TodaysVerse.net
Then shall the righteous answer him, saying, Lord, when saw we thee an hungred, and fed thee? or thirsty, and gave thee drink?
King James Version

Meaning

This verse opens one of the most striking exchanges in all of Scripture. In Matthew 25, Jesus tells a parable about final judgment in which a king separates people into two groups based on how they treated the hungry, the thirsty, the stranger, the naked, the sick, and the imprisoned. This verse captures the astonished response of the 'righteous' group — people the king calls faithful — when they are told they once fed and gave water to the king himself. They are not being falsely modest. They genuinely cannot place the memory. The verse sets up the famous twist that follows in verse 40: whatever you did for the least of these, you did for Jesus. Jesus is the king in the story — describing himself and how he will one day judge.

Prayer

Jesus, I want my life to be marked by the kind of love that doesn't keep score or need an audience. Help me serve people without needing to feel noticed for it — by them or by myself. Make mercy my default. Amen.

Reflection

Imagine getting to the end of your life and having God say, "Remember when you fed me?" And you having absolutely no idea what he's talking about. That's what's happening here. The righteous aren't playing humble. They genuinely don't have a memory filed under "helped Jesus." Their goodness wasn't a performance for any audience — divine or otherwise. It was simply woven into who they were. That's a quietly convicting mirror to hold up.
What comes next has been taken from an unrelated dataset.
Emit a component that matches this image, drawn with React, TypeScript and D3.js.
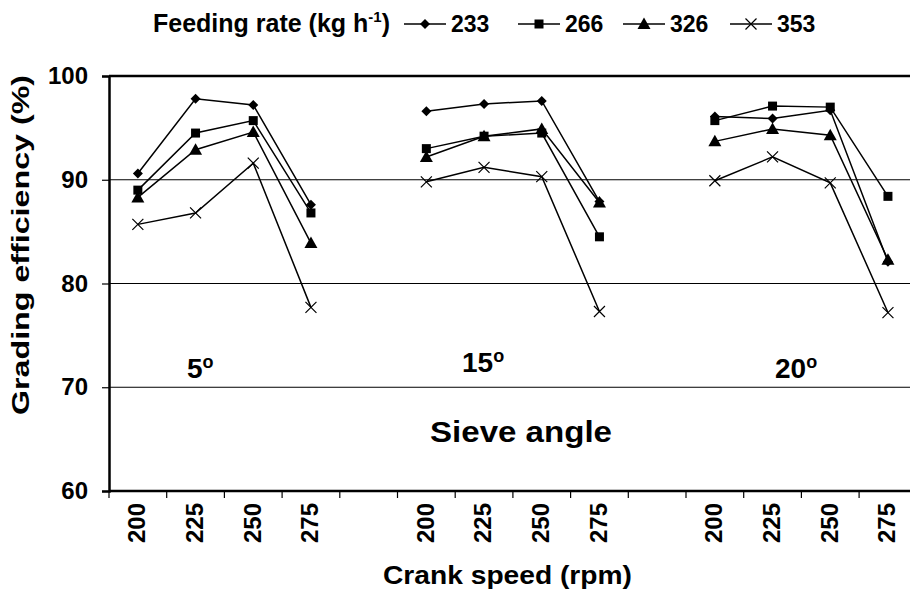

A lot of us — if we're honest — have some awareness of our own generosity in the moment. We notice when we give. We feel a small glow of virtue after volunteering. There's nothing automatically wrong with that. But this passage describes people whose compassion was so ordinary and habitual that it didn't register as remarkable. The hungry person was just hungry. The thirsty person just needed water. They helped because that's what you do when someone needs help. What would it look like for your faith to be that unself-conscious — not thoughtless, but second nature? Not a ministry you run, but a life you live?

Discussion Questions

1

Why do you think Jesus chose hunger and thirst — the most basic, physical human needs — as his first examples of what the faithful did?

2

Is your own generosity or service usually something you're aware of in the moment, or does it sometimes feel more instinctive and automatic? What do you think the difference reveals?

3

This passage links serving 'the least of these' directly to serving Jesus himself. How does that reframe the way you think about ordinary, unglamorous, unnoticed acts of service?

4

How might this verse change the way you respond to the next person who asks something of you today — a coworker, a family member, someone in line ahead of you?

5

What would need to shift in your daily life for compassion toward others to become more habitual and less of an exceptional effort?